Another motivation is that control flow and ifs are complicated, and are a source of bugs. By pushing ifs up, you often end up centralizing control flow in a single function, which has a complex branching logic, but all the actual work is delegated to straight line subroutines.

If you have complex control flow, better to fit it on a screen in a single function, rather than spread throughout the file. What’s more, with all the flow in one place it often is possible to notice redundancies and dead conditions. Compare:

fn f() {
  if foo && bar {
    if foo {

    } else {

    }
  }
}

fn g() {
  if foo && bar {
    h()
  }
}

fn h() {
  if foo {

  } else {

  }
}

For f, it’s much easier to notice a dead branch than for a combination of g and h!

A related pattern here is what I call “dissolving enum” refactor. Sometimes, the code ends up looking like this:

enum E {
  Foo(i32),
  Bar(String),
}

fn main() {
  let e = f();
  g(e)
}

fn f() -> E {
  if condition {
    E::Foo(x)
  } else {
    E::Bar(y)
  }
}

fn g(e: E) {
  match e {
    E::Foo(x) => foo(x),
    E::Bar(y) => bar(y)
  }
}

There are two branching instructions here and, by pulling them up, it becomes apparent that it is the exact same condition, triplicated (the third time reified as a data structure):

fn main() {
  if condition {
    foo(x)
  } else {
    bar(y)
  }
}

Push Fors Down

This comes from data oriented school of thought. Few things are few, many things are many. Programs usually operate with bunches of objects. Or at least the hot path usually involves handling many entities. It is the volume of entities that makes the path hot in the first place. So it often is prudent to introduce a concept of a “batch” of objects, and make operations on batches the base case, with a scalar version being a special case of a batched ones:

// GOOD
frobnicate_batch(walruses)

// BAD
for walrus in walruses {
  frobnicate(walrus)
}

The primary benefit here is performance. Plenty of performance, in extreme cases.

If you have a whole batch of things to work with, you can amortize startup cost and be flexible about the order you process things. In fact, you don’t even need to process entities in any particular order, you can do vectorized/struct-of-array tricks to process one field of all entities first, before continuing with other fields.

Perhaps the most fun example here is FFT-based polynomial multiplication: turns out, evaluating a polynomial at a bunch of points simultaneously could be done faster than a bunch of individual point evaluations!

The two pieces of advice about fors and ifs even compose!

// GOOD
if condition {
  for walrus in walruses {
    walrus.frobnicate()
  }
} else {
  for walrus in walruses {
    walrus.transmogrify()
  }
}

// BAD
for walrus in walruses {
  if condition {
    walrus.frobnicate()
  } else {
    walrus.transmogrify()
  }
}

The GOOD version is good, because it avoids repeatedly re-evaluating condition, removes a branch from the hot loop, and potentially unlocks vectorization.

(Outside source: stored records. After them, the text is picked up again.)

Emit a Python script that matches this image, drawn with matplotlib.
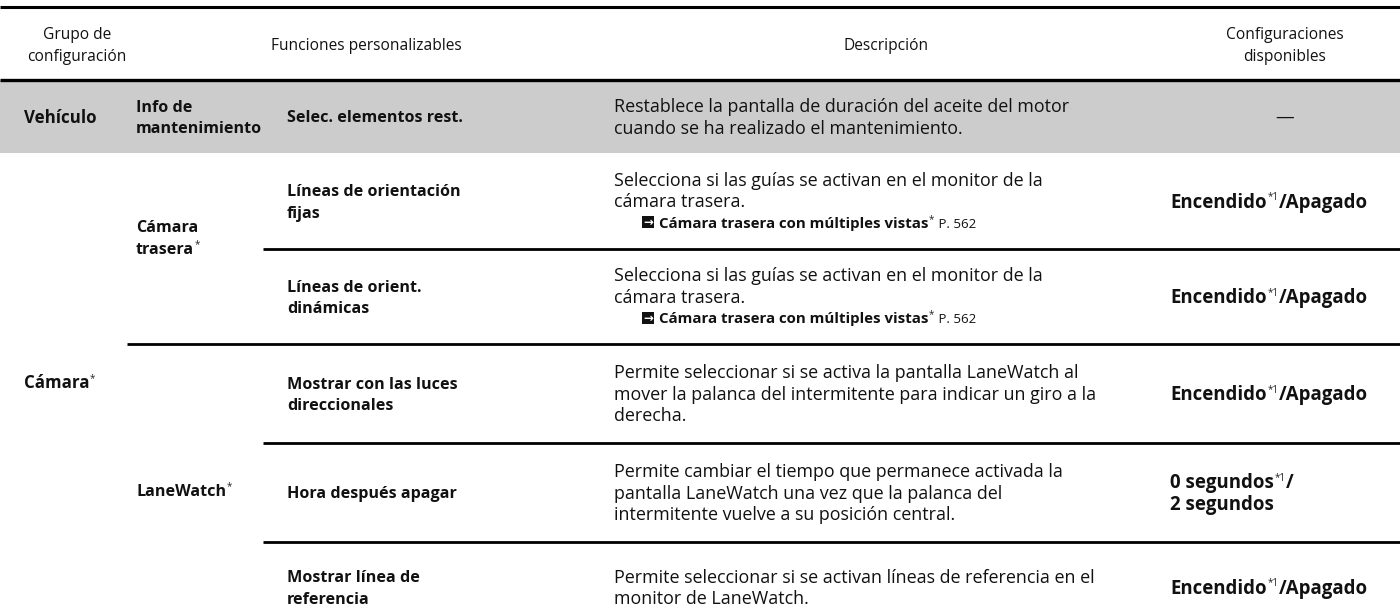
import matplotlib
matplotlib.use("Agg")
import matplotlib.pyplot as plt
from matplotlib.patches import Rectangle

FONT = ["Open Sans", "DejaVu Sans"]
plt.rcParams['font.family'] = FONT

W, H = 1400, 612
FS_HEAD = 11.2
FS_NAME = 11.6
FS_DESC = 12.9
FS_CONF = 13.4
FS_G1 = 12.2
FS_LINK = 10.8
SUP = 7.0

# ---------------- data ----------------
headers = ["Grupo de\nconfiguración", "Funciones personalizables", "Descripción",
           "Configuraciones\ndisponibles"]

group1 = ["Vehículo", "Cámara"]
group2 = ["Info de\nmantenimiento", "Cámara\ntrasera", "LaneWatch"]
functions = ["Selec. elementos rest.",
             "Líneas de orientación\nfijas",
             "Líneas de orient.\ndinámicas",
             "Mostrar con las luces\ndireccionales",
             "Hora después apagar",
             "Mostrar línea de\nreferencia"]
descriptions = [
    ["Restablece la pantalla de duración del aceite del motor",
     "cuando se ha realizado el mantenimiento."],
    ["Selecciona si las guías se activan en el monitor de la",
     "cámara trasera."],
    ["Selecciona si las guías se activan en el monitor de la",
     "cámara trasera."],
    ["Permite seleccionar si se activa la pantalla LaneWatch al",
     "mover la palanca del intermitente para indicar un giro a la",
     "derecha."],
    ["Permite cambiar el tiempo que permanece activada la",
     "pantalla LaneWatch una vez que la palanca del",
     "intermitente vuelve a su posición central."],
    ["Permite seleccionar si se activan líneas de referencia en el",
     "monitor de LaneWatch."],
]
ref_link = "Cámara trasera con múltiples vistas"
ref_page = "P. 562"
has_ref = [False, True, True, False, False, False]
settings = ["—", "Encendido|Apagado", "Encendido|Apagado", "Encendido|Apagado",
            "0 segundos|2 segundos", "Encendido|Apagado"]

# ---------------- layout ----------------
top_line = 7
head_line = 80
row_edges = [80, 153, 249, 344, 443, 542, 632]
LS = 21.5  # line spacing px

fig = plt.figure(figsize=(W / 100, H / 100), dpi=100)
ax = fig.add_axes([0, 0, 1, 1])
ax.set_xlim(0, W)
ax.set_ylim(H, 0)
ax.axis("off")
fig.canvas.draw()
renderer = fig.canvas.get_renderer()

def px(pt):
    return pt * 100 / 72.0

def base(yc, fs):
    return yc + px(fs) * 0.36

def run(x, yc, parts, fs):
    """parts: list of (text, weight, kind) kind in 'n','sup','small'"""
    yb = base(yc, fs)
    for txt, wt, kind in parts:
        if kind == "sup":
            t = ax.text(x + 0.5, yb - px(fs) * 0.40, txt, fontsize=SUP, fontweight="normal",
                        va="baseline", ha="left", color="#222222")
        elif kind == "small":
            t = ax.text(x, yb, txt, fontsize=fs * 0.88, fontweight=wt,
                        va="baseline", ha="left", color="#111111")
        else:
            t = ax.text(x, yb, txt, fontsize=fs, fontweight=wt,
                        va="baseline", ha="left", color="#111111")
        bb = t.get_window_extent(renderer)
        x = bb.x1 + (0.5 if kind == "sup" else 0)
    return x

def block(x, yc, lines, fs, weight="normal", sup_last=False):
    n = len(lines)
    y0 = yc - (n - 1) * LS / 2
    for i, ln in enumerate(lines):
        parts = [(ln, weight, "n")]
        if sup_last and i == n - 1:
            parts.append(("*", weight, "sup"))
        run(x, y0 + i * LS, parts, fs)

def centered(xc, yc, lines, fs):
    n = len(lines)
    y0 = yc - (n - 1) * LS / 2
    for i, ln in enumerate(lines):
        ax.text(xc, base(y0 + i * LS, fs), ln, fontsize=fs, ha="center", va="baseline",
                color="#111111")

# gray band
ax.add_patch(Rectangle((0, row_edges[0]), W, row_edges[1] - row_edges[0],
                       facecolor="#cccccc", edgecolor="none", zorder=0))

# horizontal rules
ax.plot([0, W], [top_line, top_line], color="black", lw=2.2, solid_capstyle="butt")
ax.plot([0, W], [head_line, head_line], color="black", lw=2.4, solid_capstyle="butt")
rule_starts = [263, 127, 263, 263]
for yy, xs in zip(row_edges[2:-1], rule_starts):
    ax.plot([xs, W], [yy, yy], color="black", lw=2.0, solid_capstyle="butt")

# headers
hy = (top_line + head_line) / 2 + 1
centered(77, hy, headers[0].split("\n"), FS_HEAD)
centered(366, hy, [headers[1]], FS_HEAD)
centered(886, hy, [headers[2]], FS_HEAD)
centered(1285, hy, headers[3].split("\n"), FS_HEAD)

# group column 1
block(24, (row_edges[0] + row_edges[1]) / 2, [group1[0]], FS_G1, "bold")
block(24, 382, [group1[1]], FS_G1, "bold", sup_last=True)

# group column 2
block(136, (row_edges[0] + row_edges[1]) / 2, group2[0].split("\n"), FS_NAME, "bold")
block(136, 237, group2[1].split("\n"), FS_NAME, "bold", sup_last=True)
block(136, 490, group2[2].split("\n"), FS_NAME, "bold", sup_last=True)

# rows
for i in range(len(functions)):
    yc = (row_edges[i] + row_edges[i + 1]) / 2
    if i == 5:
        yc = 587
    block(287, yc, functions[i].split("\n"), FS_NAME, "bold")

    dl = list(descriptions[i])
    n = len(dl) + (1 if has_ref[i] else 0)
    y0 = yc - (n - 1) * LS / 2
    for j, ln in enumerate(dl):
        run(614, y0 + j * LS, [(ln, "normal", "n")], FS_DESC)
    if has_ref[i]:
        yr = y0 + len(dl) * LS
        ax.add_patch(Rectangle((642, yr - 6.5), 12, 12, facecolor="#111111",
                               edgecolor="none"))
        ax.text(648, yr, "→", fontsize=8.5, color="white", fontweight="bold",
                ha="center", va="center", family="DejaVu Sans")
        run(659, yr, [(ref_link, "bold", "n"), ("*", "bold", "sup"),
                      (" " + ref_page, "normal", "small")], FS_LINK)

    s = settings[i]
    if s == "—":
        ax.text(1285, base(yc, FS_CONF), s, fontsize=FS_CONF, ha="center",
                va="baseline", color="#111111")
    elif s.startswith("0"):
        a, b = s.split("|")
        run(1170, yc - LS / 2, [(a, "bold", "n"), ("*1", "normal", "sup"),
                                ("/", "bold", "n")], FS_CONF)
        run(1170, yc + LS / 2, [(b, "bold", "n")], FS_CONF)
    else:
        a, b = s.split("|")
        run(1170, yc, [(a, "bold", "n"), ("*1", "normal", "sup"),
                       ("/" + b, "bold", "n")], FS_CONF)

fig.savefig("out.png", dpi=100)
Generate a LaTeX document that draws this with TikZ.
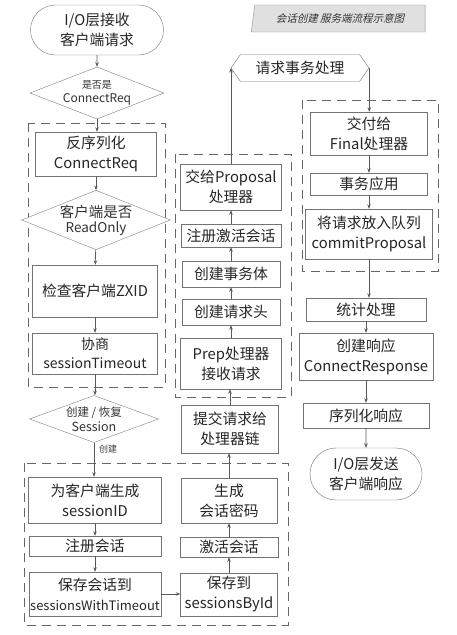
\documentclass[tikz,border=0pt]{standalone}
\usepackage{fontspec}
\setmainfont{Noto Sans CJK SC}
\newfontfamily\slantfont[FakeSlant=0.25]{Noto Sans CJK SC}
\usetikzlibrary{shapes.geometric, shapes.misc, shapes.symbols, arrows.meta}

\tikzset{
  sz/.style 2 args={minimum width=#1pt, minimum height=#2pt},
  procbox/.style={draw=black!55, fill=white, align=center, inner sep=0pt, text=black!85,
    font=\fontsize{14.8}{20}\selectfont},
  termbox/.style={procbox, rounded rectangle},
  choice/.style={draw=black!50, fill=white, diamond, aspect=2.5, inner sep=0pt, align=center, text=black!80},
  grouprect/.style={draw=black!60, dash pattern=on 9pt off 6pt, line width=0.9pt},
  flow/.style={-{Stealth[length=4.5pt, width=3.5pt]}, draw=black!65, line width=0.6pt},
}

\begin{document}
\begin{tikzpicture}[x=1pt, y=-1pt]
  \useasboundingbox (0, 0) rectangle (457, 635);

  \draw[grouprect] (28, 123) rectangle (165, 387);
  \draw[grouprect] (175, 154) rectangle (291, 397);
  \draw[grouprect] (302, 100) rectangle (438, 271);
  \draw[grouprect] (24, 463) rectangle (288, 625);

  \node[draw=black!45, fill=black!12, trapezium, trapezium left angle=75, trapezium right angle=90,
    trapezium stretches=true, sz={174}{27}, inner sep=0pt, text=black!80,
    font=\slantfont\fontsize{10.5}{12}\selectfont] (title) at (340, 18.5) {会话创建\ 服务端流程示意图};

  \node[termbox, sz={133}{50}] (recv) at (97, 30) {I/O层接收\\客户端请求};
  \node[choice, sz={134}{47}] (isreq) at (97, 93)
    {{\fontsize{10}{11}\selectfont 是否是}\\[2pt]{\fontsize{12}{13}\selectfont ConnectReq}};
  \node[procbox, sz={121}{44}] (deser) at (96, 154) {反序列化\\ConnectReq};
  \node[choice, sz={128}{57}] (ronly) at (96, 220)
    {{\fontsize{14.5}{16}\selectfont 客户端是否}\\[3pt]{\fontsize{13.5}{14}\selectfont ReadOnly}};
  \node[procbox, sz={125}{52}] (zxid) at (95, 291) {检查客户端ZXID};
  \node[procbox, sz={125}{41}, font=\fontsize{14}{19}\selectfont] (timeout) at (95, 353.5) {协商\\sessionTimeout};
  \node[choice, sz={129}{40}] (sess) at (94, 419)
    {{\fontsize{11.5}{12}\selectfont 创建 / 恢复}\\[3pt]{\fontsize{12.5}{13}\selectfont Session}};
  \node[text=black!75, font=\fontsize{9}{10}\selectfont] (create) at (108, 449) {创建};

  \node[procbox, sz={133}{46}] (genid) at (95, 500) {为客户端生成\\sessionID};
  \node[procbox, sz={132}{20}] (regsess) at (95, 546) {注册会话};
  \node[procbox, sz={132}{44}, font=\fontsize{13}{20}\selectfont] (savetimeout) at (95, 594)
    {{\fontsize{14.8}{20}\selectfont 保存会话到}\\sessionsWithTimeout};
  \node[procbox, sz={97}{43}] (savebyid) at (229, 594.5) {保存到\\sessionsById};
  \node[procbox, sz={98}{20}] (activate) at (229, 547) {激活会话};
  \node[procbox, sz={96}{45}] (genpwd) at (229, 500.5) {生成\\会话密码};
  \node[procbox, sz={97}{48}] (submit) at (230, 429) {提交请求给\\处理器链};

  \node[procbox, sz={101}{51}] (prep) at (231, 363.5) {Prep处理器\\接收请求};
  \node[procbox, sz={98}{26}] (reqhead) at (231, 312) {创建请求头};
  \node[procbox, sz={98}{26}] (txnbody) at (231, 274) {创建事务体};
  \node[procbox, sz={100}{23}] (regactive) at (231, 235.5) {注册激活会话};
  \node[procbox, sz={101}{46}] (proposal) at (231, 187) {交给Proposal\\处理器};

  \node[procbox, signal, signal to=west and east, signal pointer angle=110, sz={138}{27}] (txn)
    at (300, 68) {请求事务处理};

  \node[procbox, sz={117}{43}] (final) at (369, 133.5) {交付给\\Final处理器};
  \node[procbox, sz={117}{22}] (apply) at (369, 184) {事务应用};
  \node[procbox, sz={127}{50}] (commit) at (369, 234) {将请求放入队列\\commitProposal};
  \node[procbox, sz={120}{23}] (stats) at (366, 309.5) {统计处理};
  \node[procbox, sz={134}{47}] (resp) at (366, 356.5) {创建响应\\ConnectResponse};
  \node[procbox, sz={126}{25}] (serial) at (366, 415.5) {序列化响应};
  \node[termbox, sz={112}{52}] (send) at (366, 474) {I/O层发送\\客户端响应};

  \draw[flow] (recv) -- (isreq);
  \draw[flow] (isreq.south) -- (isreq.south |- deser.north);
  \draw[flow] (deser) -- (ronly);
  \draw[flow] (ronly) -- (zxid);
  \draw[flow] (zxid) -- (timeout);
  \draw[flow] (timeout.south) -- (timeout.south |- sess.north);
  \draw[flow] (sess.south) -- (sess.south |- genid.north);
  \draw[flow] (genid) -- (regsess);
  \draw[flow] (regsess) -- (savetimeout);
  \draw[flow] (savetimeout.east) -- (savetimeout.east -| savebyid.west);
  \draw[flow] (savebyid) -- (activate);
  \draw[flow] (activate) -- (genpwd);
  \draw[flow] (genpwd.north) -- (genpwd.north |- submit.south);
  \draw[flow] (submit.north) -- (submit.north |- prep.south);
  \draw[flow] (prep) -- (reqhead);
  \draw[flow] (reqhead) -- (txnbody);
  \draw[flow] (txnbody) -- (regactive);
  \draw[flow] (regactive) -- (proposal);
  \draw[flow] (proposal.north) -- (proposal.north |- txn.west);
  \draw[flow] (txn.east) -- (txn.east |- final.north);
  \draw[flow] (final) -- (apply);
  \draw[flow] (apply) -- (commit);
  \draw[flow] (commit.south) -- (commit.south |- stats.north);
  \draw[flow] (stats) -- (resp);
  \draw[flow] (resp) -- (serial);
  \draw[flow] (serial) -- (send);
\end{tikzpicture}
\end{document}
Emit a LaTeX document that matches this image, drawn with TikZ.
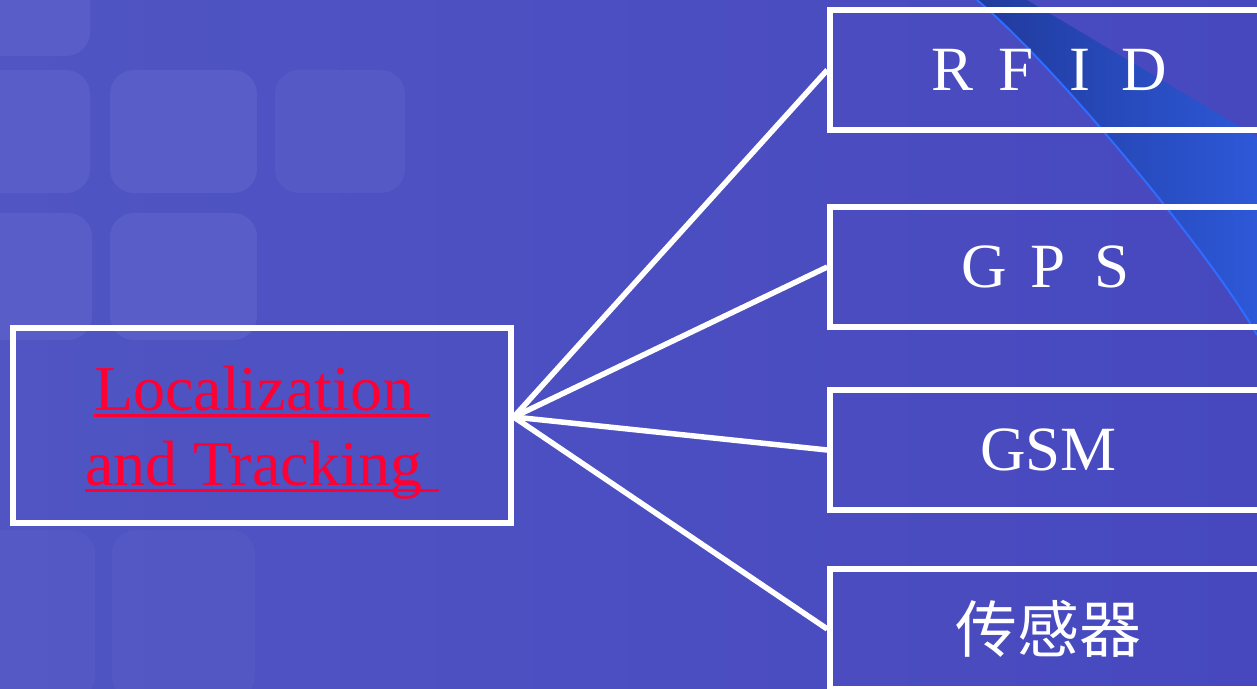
\documentclass[tikz,border=0pt]{standalone}
\usepackage{fontspec}
\setmainfont{Liberation Serif}
\newfontfamily\cjkfont{Noto Sans CJK SC}
\usetikzlibrary{calc}
\definecolor{bgblue}{HTML}{4748BE}
\definecolor{bgleft}{HTML}{5055C3}
\definecolor{keyblue}{HTML}{5C61C9}
\definecolor{banddark}{HTML}{213A9C}
\definecolor{bandlight}{HTML}{2D58D8}
\definecolor{edgeblue}{HTML}{2F6CFF}
\definecolor{locred}{HTML}{FF0033}
\newcommand\ulx[1]{\setbox0\hbox{#1}\rlap{\rule[-6.5pt]{\wd0}{3pt}}\box0}
\newcommand\fwc[1]{\makebox[64pt]{#1}}
\begin{document}
\begin{tikzpicture}[x=1pt,y=-1pt,
  box/.style={draw=white,line width=5.5pt,minimum width=437pt,minimum height=120pt,inner sep=0pt,text=white},
  link/.style={draw=white,line width=5.5pt},
  keycap/.style={fill=keyblue,rounded corners=24pt,opacity=0.75}]
\useasboundingbox (0,0) rectangle (1257,688);
\clip (0,0) rectangle (1257,688);
% background
\shade[left color=bgleft,right color=bgblue] (0,0) rectangle (1257,688);
\fill[keycap] (-30,-40) rectangle (90,56);
\fill[keycap] (-30,70) rectangle (90,193);
\fill[keycap] (110,70) rectangle (257,193);
\fill[keycap,opacity=0.5] (275,70) rectangle (405,193);
\fill[keycap] (-30,213) rectangle (92,340);
\fill[keycap] (110,213) rectangle (257,340);
\fill[keycap,opacity=0.35] (-30,530) rectangle (95,700);
\fill[keycap,opacity=0.35] (112,530) rectangle (255,700);
% diagonal band
\shade[left color=banddark,right color=bandlight]
  (977,0) -- (1027,0) -- (1257,137) -- (1257,335)
  .. controls (1215,260) and (1060,70) .. (977,0) -- cycle;
\draw[edgeblue,line width=2pt] (1257,335) .. controls (1215,260) and (1060,70) .. (977,0);
% nodes
\node[box,minimum width=498pt,minimum height=195pt,align=center,text=locred,
      font=\fontsize{64}{75}\selectfont] (loc) at (262,425.5)
  {\rule{0pt}{59pt}\ulx{Localization\ }\\\ulx{and Tracking\ }};
\node[box,font=\fontsize{63}{70}\selectfont] (rfid) at (1048.5,70) {\fwc{R}\fwc{F}\fwc{I}\fwc{D}};
\node[box,font=\fontsize{63}{70}\selectfont] (gps) at (1048.5,267) {\fwc{G}\fwc{P}\fwc{S}};
\node[box,font=\fontsize{63}{70}\selectfont] (gsm) at (1048.5,450) {GSM};
\node[box,font=\fontsize{62}{70}\selectfont\cjkfont] (sensor) at (1048.5,629) {传感器};
% connectors
\coordinate (hub) at ($(loc.east)+(0,-8.5)$);
\draw[link] (hub) -- (rfid.west);
\draw[link] (hub) -- (gps.west);
\draw[link] (hub) -- (gsm.west);
\draw[link] (hub) -- (sensor.west);
\end{tikzpicture}
\end{document}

This pattern works on a micro level and on a macro level — the good version is the architecture of TigerBeetle, where in the data plane we operate on batches of objects at the same time, to amortize the cost of decision making in the control plane.

While performance is perhaps the primary motivation for the for advice, sometimes it helps with expressiveness as well. jQuery was quite successful back in the day, and it operates on collections of elements. The language of abstract vector spaces is often a better tool for thought than bunches of coordinate-wise equations.

To sum up, push the ifs up and the fors down!